Торжественно выносится свиток Торы, звучат заунывные песнопения, совершается древний ритуал заклания агнца, как это бывало еще во дни Иисуса Навина. Самаряне - своего рода "старообрядцы" Израиля. Они чтят лишь Закон, отвергая прочие "новшества". Пророки, мудрецы, иерусалимский Храм - всего этого для них не существует. Правда, в приход Мессии они издавна верили, называя Его Тахебом, Возродителем[2].

В глазах апостолов, как и всех иудеев, самаряне были отщепенцами. Вот почему, начиная проповедь среди этих людей, св. Филипп пошел на смелый шаг. Но он уже успел проникнуться той великой широтой, которую несла в себе Благая Весть. Дух ее, по слову Иисусову, был свободен, словно ветер, и не ограничивался одним народом и определенным местом (Ин 4,21-24).
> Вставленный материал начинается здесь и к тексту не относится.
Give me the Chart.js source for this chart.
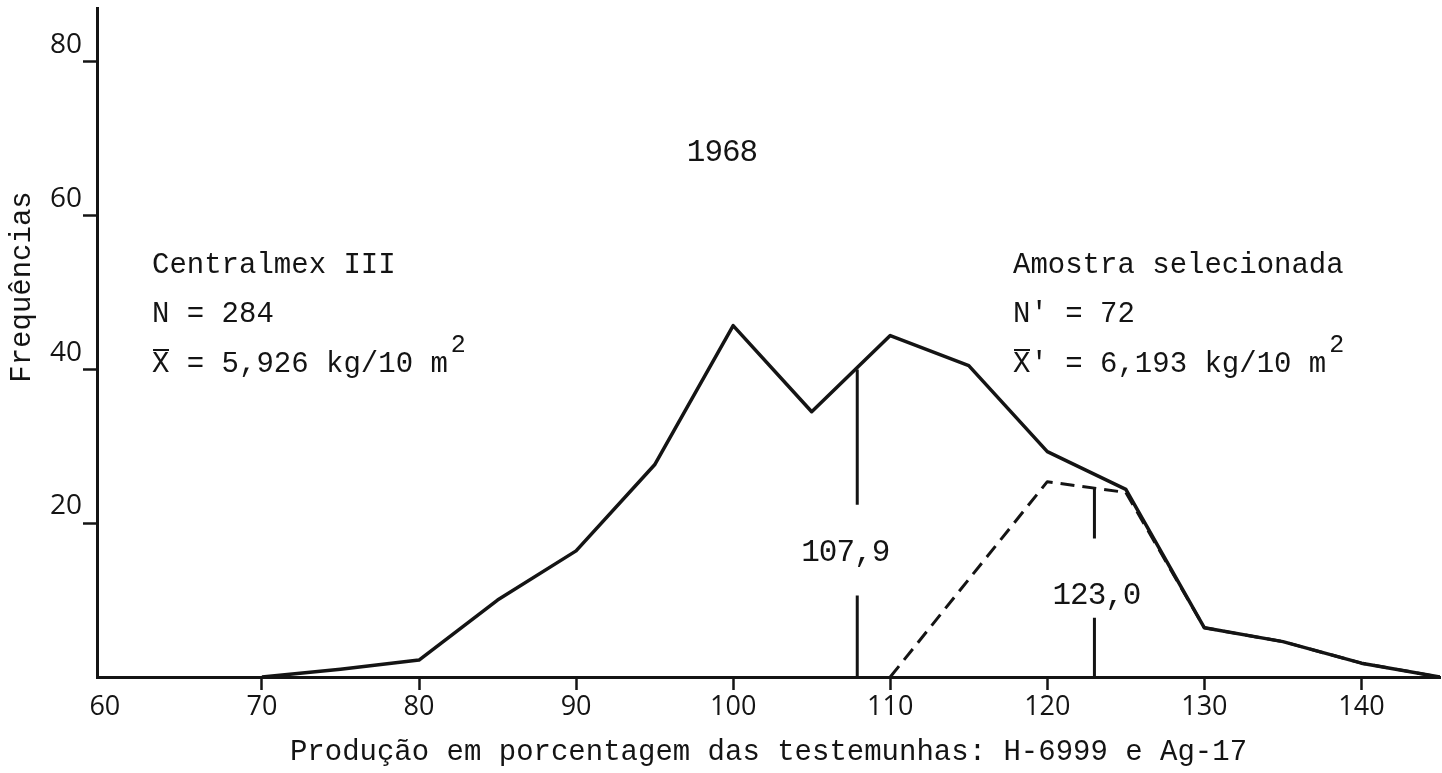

Узнав об обращениях среди самарян, Петр и Иоанн Зеведеев немедленно отправляются в Самарию. Иерусалимский центр чувствовал свою ответственность за все происходящее в Церкви.
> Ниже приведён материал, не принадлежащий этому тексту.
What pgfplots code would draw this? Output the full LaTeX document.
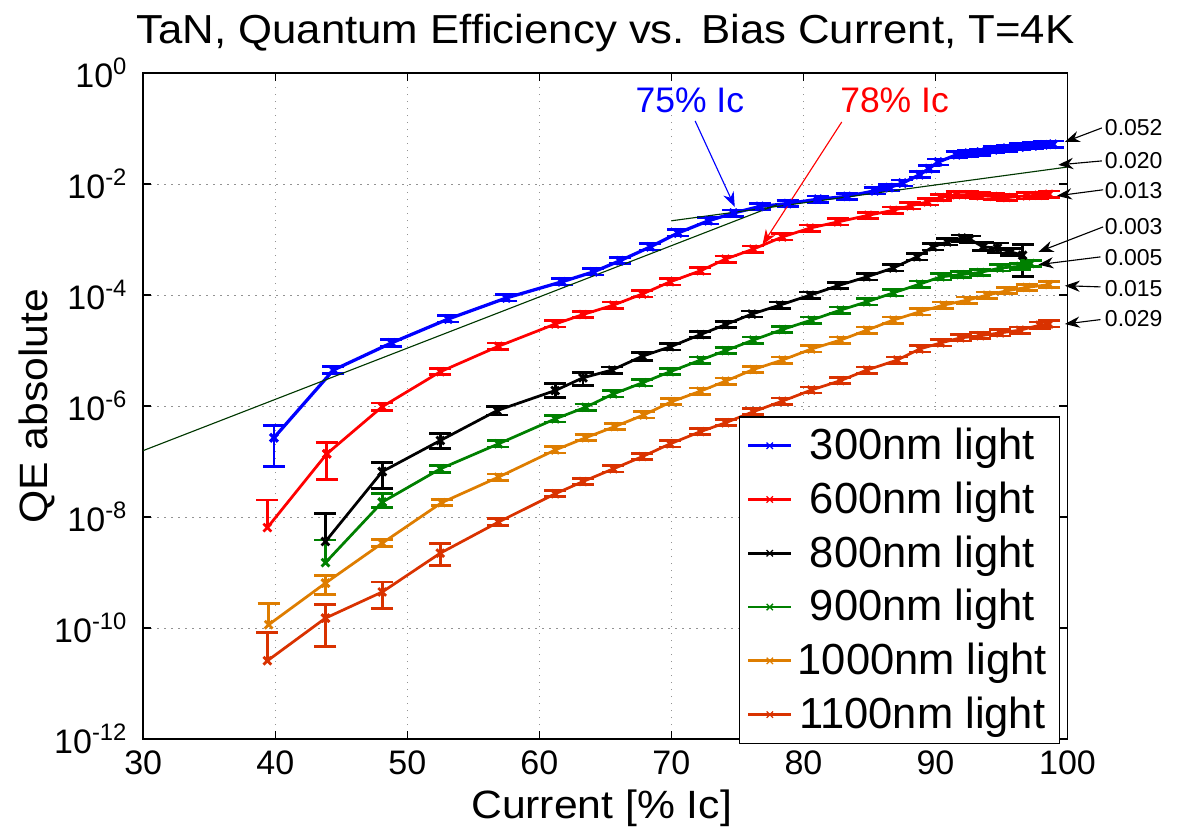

Два-три дня - и апостолы на месте. Еще не пришло время тех дальних странствий, которые предпримет Павел и сотни других миссионеров. Однако духовную дистанцию, разделяющую Иерусалим и Самарию, преодолеть непросто. Уже много веков тянется распря между ними, а после разрушения самарийского храма на Гаризиме вражда достигла последнего предела. Поэтому Петр и Иоанн идут, охваченные противоречивыми чувствами. С одной стороны, в памяти учеников еще звучат слова Иисусовы: "В город самарянский не входите". Но с другой - могли ли они забыть тот колодец, где Он Сам беседовал в самарянкой о "духе и истине", и радость жителей Сихаря, слушавших Его? И наконец, не Сам ли Воскресший призывал их быть Его свидетелями "во всей Иудее и Самарии"?..

Отыскав Филиппа, апостолы убеждаются, что Бог благословил его отважное начинание. Ему удалось добиться быстрого успеха и сломать стену отчуждения. Быть может, помогло и то, что он не был коренным иерусалимлянином и говорил по-гречески. Язык этот самаряне понимали хорошо: со времен Помпея и Ирода их столица подверглась сильной эллинизации и получила название Себастии.